Però preferisco l’utopia, preferisco immaginare che i pro-woolfiani e le pro-woolfiane si ritroveranno, in questa primavera, davanti alla casa editrice Gallimard a reclamare il terzo tomo. Quello delle opere non letterarie – quello di Una stanza tutta per sé, del carteggio con Vita Sackville-West e de Le Tre ghinee, quest’ultimo saggio redatto nello stesso periodo de Gli anni e che si apre su questa domanda che ci concerne direttamente: “Come secondo voi possiamo impedire la guerra?”. Il terzo tomo, quello de L’arte del romanzo, del Diario di una scrittrice.

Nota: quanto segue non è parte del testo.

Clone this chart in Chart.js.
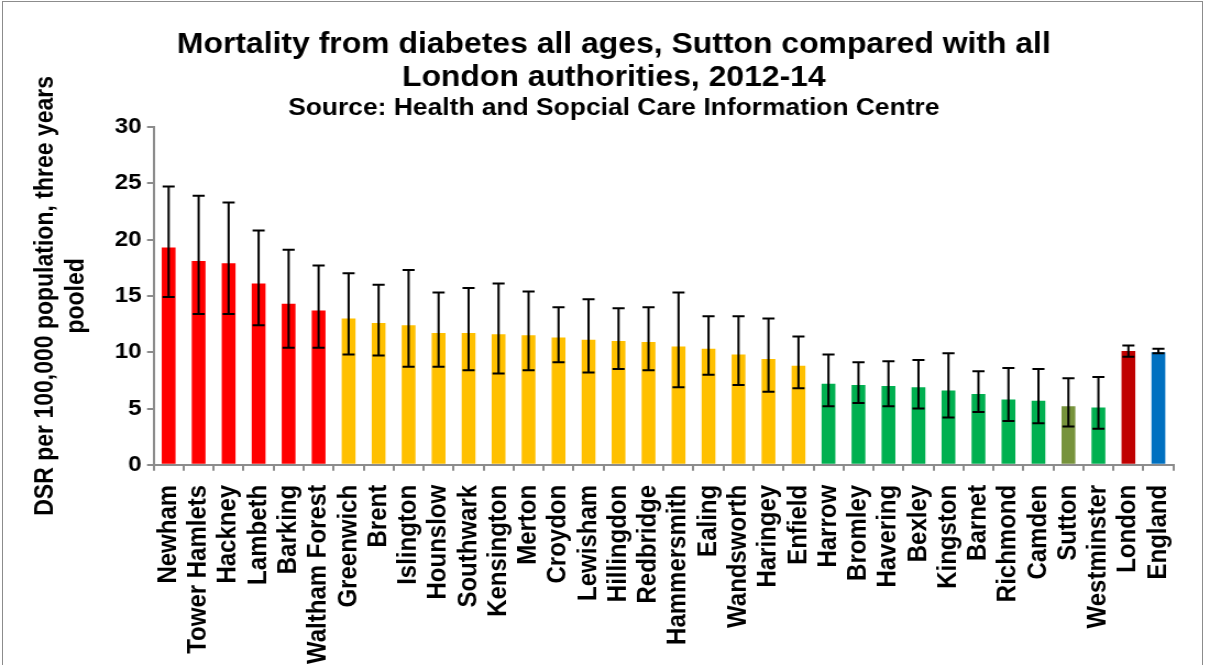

Questa faccenda dei tre tomi ridotti a due funziona ancora peggio se si pensa che la Woolf è precisamente la non classificabile per eccellenza. Cerca, infatti, di inventare per i suoi testi altre definizioni rispetto a “romanzo” e che rifiuta di separarlo dalla poesia. Una che i confini li confonde. Scoprire notizie non raccolte dall’autrice da viva, è già qualcosa, dovremmo accontentarci. Ma anche no: Woolf ha diritto al suo terzo tomo. Se non altro per ricordare che, contrariamente all’idea che a volte ce ne facciamo, non è un’autrice apolitica, separata dal mondo, e non ha niente di etereo – anche quando la sua prosa somiglia a un lungo viaggio in mongolfiera, da dove si ha contemporaneamente una visione d’insieme e il dettaglio di ogni azione, sensualità di ogni pensiero. Né vaporosa, né difficile da leggere. Chiunque, senza nessuno strumento critico né formazione letteraria, può arrampicarsi sul vascello Woolf. Lo specifico della sua prosa è che si percepisce più di quanto non si decifri. Virginia Woolf desiderava credere che a partire dal 1910 la letteratura sarebbe cambiata completamente e, per questo, la sua impresa è formalmente inedita – ma i nostri cervelli contemporanei captano la sua messa in parole con una stupefacente facilità. Forse perché lei trasforma i nostri neuroni in epidermide – i nostri pensieri diventano corpi tra le sue pagine.